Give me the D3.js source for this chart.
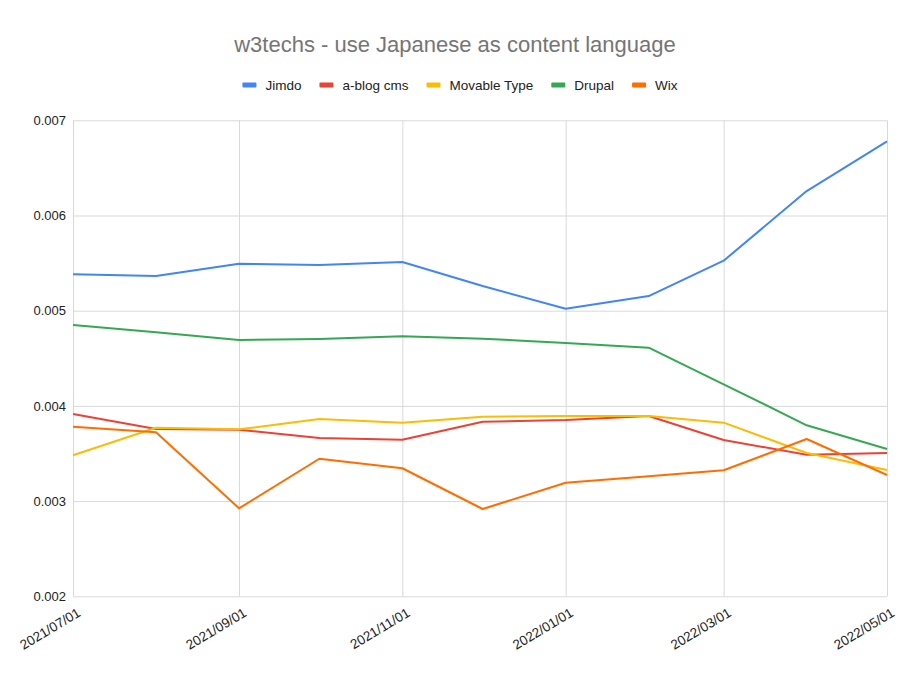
<!DOCTYPE html>
<html><head><meta charset="utf-8">
<script src="https://cdn.jsdelivr.net/npm/d3@7"></script>
<style>body{margin:0;background:#fff}</style>
</head><body>
<svg id="c" width="920" height="676"></svg>
<script>
const dates = ["2021/07/01","2021/08/01","2021/09/01","2021/10/01","2021/11/01","2021/12/01","2022/01/01","2022/02/01","2022/03/01","2022/04/01","2022/05/01"];
const seriesNames = ["Jimdo","a-blog cms","Movable Type","Drupal","Wix"];
const jimdo = [0.005382,0.005364,0.005494,0.005480,0.005511,0.005259,0.005021,0.005154,0.005525,0.006257,0.006779];
const ablog = [0.003915,0.003757,0.003750,0.003663,0.003645,0.003834,0.003852,0.003894,0.003642,0.003487,0.003505];
const movable = [0.003481,0.003771,0.003754,0.003862,0.003824,0.003887,0.003894,0.003894,0.003824,0.003505,0.003327];
const drupal = [0.004850,0.004773,0.004692,0.004703,0.004731,0.004706,0.004661,0.004612,0.004227,0.003796,0.003547];
const wix = [0.003782,0.003723,0.002924,0.003445,0.003345,0.002917,0.003193,0.003260,0.003324,0.003652,0.003274];
const yTicks = [0.002,0.003,0.004,0.005,0.006,0.007];
const xTickLabels = ["2021/07/01","2021/09/01","2021/11/01","2022/01/01","2022/03/01","2022/05/01"];
const colors = ["#4285F4","#EA4335","#FBBC04","#34A853","#FF6D01"];
const title = "w3techs - use Japanese as content language";

const values = [jimdo, ablog, movable, drupal, wix];
const parse = d3.timeParse("%Y/%m/%d");
const svg = d3.select("#c");
const m = {l:73, r:887, t:120.3, b:596.3};
const x = d3.scaleTime().domain([parse(dates[0]), parse(dates[dates.length-1])]).range([m.l, m.r]);
const y = d3.scaleLinear().domain([0.002,0.007]).range([m.b, m.t]);
const font = "Arial, 'Liberation Sans', sans-serif";

// title
svg.append("text").attr("x",455).attr("y",52).attr("text-anchor","middle")
  .attr("font-family",font).attr("font-size",22).attr("fill","#757575").text(title);

// grid
const yAxis = d3.axisLeft(y).tickValues(yTicks).tickSize(-(m.r-m.l)).tickFormat(d3.format(".3f"));
const gy = svg.append("g").attr("transform",`translate(${m.l},0)`).call(yAxis);
gy.select(".domain").remove();
gy.selectAll("line").attr("stroke","#d9d9d9").attr("stroke-width",1);
gy.selectAll("text").attr("x",-7).attr("font-family",font).attr("font-size",13).attr("fill","#222");

const xAxis = d3.axisBottom(x).tickValues(xTickLabels.map(parse)).tickSize(-(m.b-m.t)).tickFormat(d3.timeFormat("%Y/%m/%d"));
const gx = svg.append("g").attr("transform",`translate(0,${m.b})`).call(xAxis);
gx.select(".domain").remove();
gx.selectAll("line").attr("stroke","#d9d9d9").attr("stroke-width",1);
gx.selectAll("text").attr("font-family",font).attr("font-size",13.5).attr("fill","#222")
  .attr("text-anchor","end").attr("dy",0).attr("y",0)
  .attr("transform","translate(8,19) rotate(-31)");

// lines
const line = d3.line().x((d,i)=>x(parse(dates[i]))).y(d=>y(d));
values.forEach((vals,k)=>{
  svg.append("path").datum(vals).attr("d",line).attr("fill","none")
    .attr("stroke",colors[k]).attr("stroke-width",2).attr("stroke-linejoin","round");
});

// legend
const lg = svg.append("g").attr("font-family",font).attr("font-size",13.5);
let lx = 0;
seriesNames.forEach((n,k)=>{
  const g = lg.append("g").attr("transform",`translate(${lx},0)`);
  g.append("rect").attr("x",0).attr("y",-2.5).attr("width",14).attr("height",5).attr("rx",1).attr("fill",colors[k]);
  const t = g.append("text").attr("x",23).attr("y",4.5).attr("fill","#222").text(n);
  const w = t.node().getComputedTextLength();
  lx += 23 + w + 18;
});
const totalW = lx - 18;
lg.attr("transform",`translate(${460 - totalW/2},85)`);
</script>
</body></html>
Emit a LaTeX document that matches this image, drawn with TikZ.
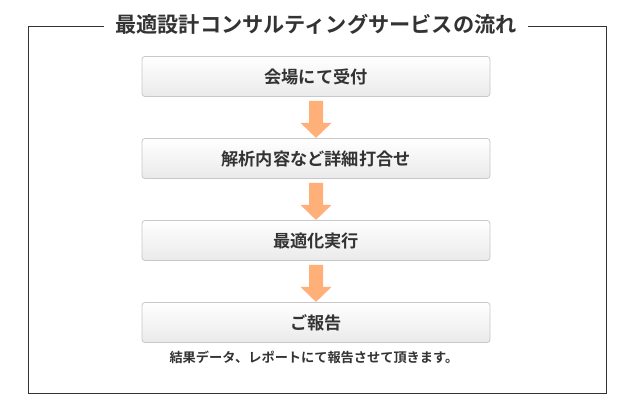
\documentclass[tikz,border=0pt]{standalone}
\usepackage{fontspec}
\usetikzlibrary{calc}
\setmainfont{Noto Sans CJK JP}
\newfontfamily\jpb{Noto Sans CJK JP Bold}
\definecolor{frame}{HTML}{333333}
\definecolor{boxline}{HTML}{C8C8C8}
\definecolor{boxbot}{HTML}{EAEAEA}
\definecolor{arr}{HTML}{FFAF78}
\definecolor{txt}{HTML}{333333}
\tikzset{
  stepbox/.style={draw=boxline, line width=0.8pt, rounded corners=3pt,
    top color=white, bottom color=boxbot, minimum width=348pt, minimum height=40pt,
    inner sep=0pt, font=\jpb\fontsize{17.2pt}{18pt}\selectfont, text=txt},
  flowarrow/.style={fill=arr, draw=none}
}
\begin{document}
\begin{tikzpicture}[x=1pt,y=-1pt]
\useasboundingbox (0,0) rectangle (635,403);
\fill[white] (0,0) rectangle (635,403);
\draw[frame, line width=0.8pt] (104,26) -- (28,26) -- (28,393) -- (606,393) -- (606,26) -- (528,26);
\node[font=\jpb\fontsize{21.2pt}{22pt}\selectfont, text=txt] (title) at (316,24) {最適設計コンサルティングサービスの流れ};
\node[stepbox] (s1) at (316,76.5) {会場にて受付};
\node[stepbox] (s2) at (316,158.5) {解析内容など詳細打合せ};
\node[stepbox] (s3) at (316,240.5) {最適化実行};
\node[stepbox] (s4) at (316,322.5) {ご報告};
\foreach \a/\b in {s1/s2, s2/s3, s3/s4}{
  \path (\a.south) ++(0,4) coordinate (t);
  \fill[flowarrow] ($(t)+(-7,0)$) -- ($(t)+(7,0)$) -- ($(t)+(7,22)$) -- ($(t)+(15.5,22)$) -- ($(t)+(0,37)$) -- ($(t)+(-15.5,22)$) -- ($(t)+(-7,22)$) -- cycle;
}
\node[font=\jpb\fontsize{13.2pt}{14pt}\selectfont, text=txt, anchor=west] (note) at (166,357) {結果データ、レポートにて報告させて頂きます。};
\end{tikzpicture}
\end{document}
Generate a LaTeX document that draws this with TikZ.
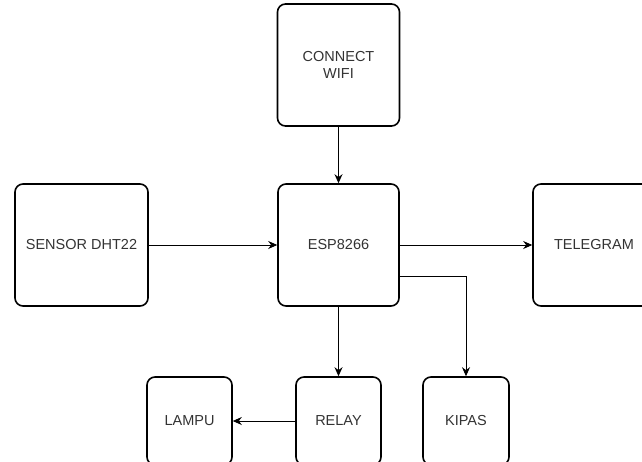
\documentclass[tikz,border=0pt]{standalone}
\usepackage{fontspec}
\setmainfont{Liberation Sans}
\usetikzlibrary{arrows.meta}
\definecolor{txt}{HTML}{333333}

\begin{document}
\begin{tikzpicture}[x=1pt,y=-1pt,
  blok/.style={draw=black,line width=1.6pt,rounded corners=8pt,align=center,
    text=txt,font=\fontsize{14.5}{17}\selectfont,inner sep=0pt},
  arr/.style={draw=black,line width=0.9pt,-{Stealth[length=9pt,width=8pt]}}]
\useasboundingbox (0,0) rectangle (642,461);
\clip (0,0) rectangle (642,461);

\node[blok,minimum width=122,minimum height=122] (wifi) at (338.5, 65) {CONNECT\\WIFI};
\node[blok,minimum width=133,minimum height=122] (sensor) at (81.5, 245) {SENSOR DHT22};
\node[blok,minimum width=121,minimum height=122] (esp) at (338.5, 245) {ESP8266};
\node[blok,minimum width=122,minimum height=122] (telegram) at (594, 245) {TELEGRAM};
\node[blok,minimum width=85,minimum height=88] (lampu) at (189.5, 421) {LAMPU};
\node[blok,minimum width=85,minimum height=88] (relay) at (338.5, 421) {RELAY};
\node[blok,minimum width=86,minimum height=88] (kipas) at (466, 421) {KIPAS};

\draw[arr] (wifi) -- (esp);
\draw[arr] (sensor) -- (esp);
\draw[arr] (esp) -- (telegram);
\draw[arr] (esp) -- (relay);
\draw[arr] (relay) -- (lampu);
\draw[arr] ([yshift=-31pt]esp.east) -| (kipas.north);
\end{tikzpicture}
\end{document}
★ ★ ★ ★ ★ ★ ★
**Challenge**
Tally how many lines in the material above hold the word "with". Write only that number.

**Task response**
2